Sto leggendo un saggio di David Crystal sull’ortografia inglese (Spell it out – Profile Books) dove si racconta la grande difficoltà che i monaci che cristianizzarono le isole britanniche ebbero a codificare la lingua e a trovare tutte le lettere necessarie per esprimere ogni suono dell’inglese. Non ce n’erano abbastanza nell’alfabeto latino e si dovette prenderne qualcuna in prestito dall’alfabeto runico. Ma i prestiti non si radicarono e alla fine prevalsero le lettere latine, con una grande confusione di grafie diverse che rende ancora oggi l’inglese scritto molto diverso da quello parlato.< Ma tutte le lettere usate per scriverlo hanno una loro ragione di essere, spiega Crystal, perché rispecchiano fedelmente la ricchezza fonetica dell’inglese. Tutto vero e tutto giusto. Ma viene un dubbio fantalinguistico: non sarebbe stato più facile per i monaci, anziché accanirsi a cercare le lettere giuste per trascrivere tutti i suoni dell’inglese, forzare gli inglesi a piantarla subito con i loro impronunciabili fonemi e usarne di più facilmente trascrivibili? Quanti dovevano essere gli inglesi nel quinto secolo d.c.? Un’operazione tutto sommato possibile.

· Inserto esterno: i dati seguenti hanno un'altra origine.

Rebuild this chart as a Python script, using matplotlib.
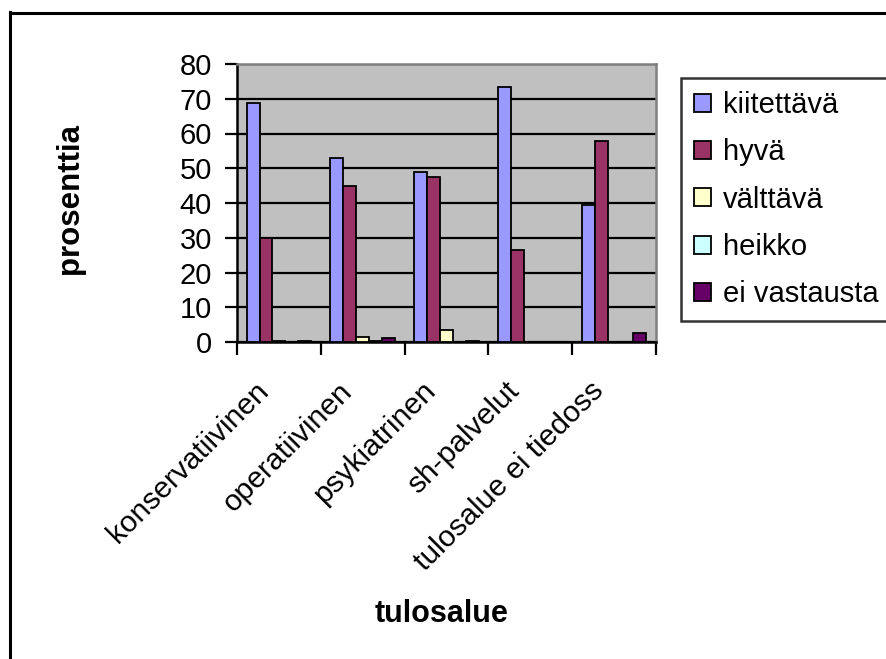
import matplotlib
matplotlib.use("Agg")
import matplotlib.pyplot as plt
from matplotlib.lines import Line2D
from matplotlib.transforms import ScaledTranslation
import numpy as np

plt.rcParams['font.family'] = ['Liberation Sans', 'DejaVu Sans']

categories = ["konservatiivinen", "operatiivinen", "psykiatrinen", "sh-palvelut", "tulosalue ei tiedoss"]
series_names = ["kiitettävä", "hyvä", "välttävä", "heikko", "ei vastausta"]
kiitettava = [68.7, 52.9, 48.9, 73.3, 39.4]
hyva = [30.0, 44.8, 47.4, 26.4, 57.7]
valttava = [0.4, 1.3, 3.4, 0.0, 0.0]
heikko = [0.0, 0.3, 0.0, 0.0, 0.0]
ei_vastausta = [0.4, 1.2, 0.3, 0.0, 2.6]
series = [kiitettava, hyva, valttava, heikko, ei_vastausta]
colors = ["#9999FF", "#993366", "#FFFFCC", "#CCFFFF", "#660066"]
yticks = [0, 10, 20, 30, 40, 50, 60, 70, 80]

fig = plt.figure(figsize=(8.87, 6.59), dpi=100)
ax = fig.add_axes([237/887, 1-342/659, (656-237)/887, (342-64)/659])
ax.set_facecolor("#C0C0C0")

x = np.arange(len(categories))
w = 1/6.5
for i, (vals, c, name) in enumerate(zip(series, colors, series_names)):
    ax.bar(x + (i-2)*w, vals, width=w, color=c, edgecolor='black', linewidth=1.3,
           label=name, zorder=3)

ax.set_xlim(-0.5, len(categories)-0.5)
ax.set_ylim(0, 80)
ax.set_yticks(yticks)
ax.yaxis.grid(True, color='black', linewidth=1.6, zorder=1)
ax.set_axisbelow(True)

ax.set_xticks(np.arange(len(categories)+1)-0.5)
ax.set_xticklabels([])
ax.set_xticks(x, minor=True)
ax.set_xticklabels(categories, minor=True, rotation=45, ha='right', va='top',
                   rotation_mode='anchor', fontsize=21.5)
ax.tick_params(axis='x', which='minor', length=0, pad=25)
ax.tick_params(axis='x', which='major', length=9, width=1.6, direction='out')
ax.tick_params(axis='y', length=9, width=1.6, direction='out', labelsize=21, pad=9)
off = ScaledTranslation(-25/100, 0, fig.dpi_scale_trans)
for lab in ax.get_xticklabels(minor=True):
    lab.set_transform(lab.get_transform() + off)

for s in ['left', 'bottom']:
    ax.spines[s].set_color('black')
    ax.spines[s].set_linewidth(1.8)
for s in ['top', 'right']:
    ax.spines[s].set_color('#808080')
    ax.spines[s].set_linewidth(1.8)

fig.text(70/887, 1-199/659, "prosenttia", fontsize=22.5, fontweight='bold',
         rotation=90, ha='center', va='center')
fig.text(442/887, 1-622/659, "tulosalue", fontsize=22, fontweight='bold',
         ha='center', va='baseline')

leg = fig.legend(loc='upper left', bbox_to_anchor=(681/887, 1-78/659),
                 fontsize=21, frameon=True, fancybox=False, edgecolor='black',
                 handlelength=0.58, handleheight=0.58, handletextpad=0.4,
                 labelspacing=0.66, borderpad=0.45, borderaxespad=0)
leg.get_frame().set_linewidth(1.8)
for h in leg.legend_handles:
    h.set_linewidth(1.3)

# figure border (left and top)
fig.add_artist(Line2D([10/887, 10/887], [0, 1-12/659], transform=fig.transFigure,
                      color='black', linewidth=2.2))
fig.add_artist(Line2D([10/887, 1], [1-13/659, 1-13/659], transform=fig.transFigure,
                      color='black', linewidth=2.2))

fig.savefig("out.png", dpi=100)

Di imposizioni linguistiche se ne sono viste di peggio nel passato recente. Basti pensare al russo nei paesi baltici, all’invenzione del macedone nella ex-Iugoslavia, all’imposizione dell’alfabeto latino ai turchi. Avessero avuto abbastanza lungimiranza, i monaci della prima cristianità avrebbero potuto stroncare sul nascere una delle grandi piaghe della comunicazione moderna. Oggi l’inglese è diventato la lingua del mondo e milioni di persone che non hanno nessuna familiarità con i suoi astrusi suoni sono obbligati a incredibili sforzi per pronunciarlo. Ma qualcosa si può ancora fare. Se non l’hanno fatto i monaci, facciamolo noi. Che tutti i locutori di inglese non madrelingua si mettano infine a  pronunciare le  “o” e le “a” e le “i” e le “u” come sono scritte e come le pronunciano tutte le bocche del mondo. Milioni che siamo, metteremo gli inglesi in minoranza e sarà il nostro non il loro l’inglese del futuro!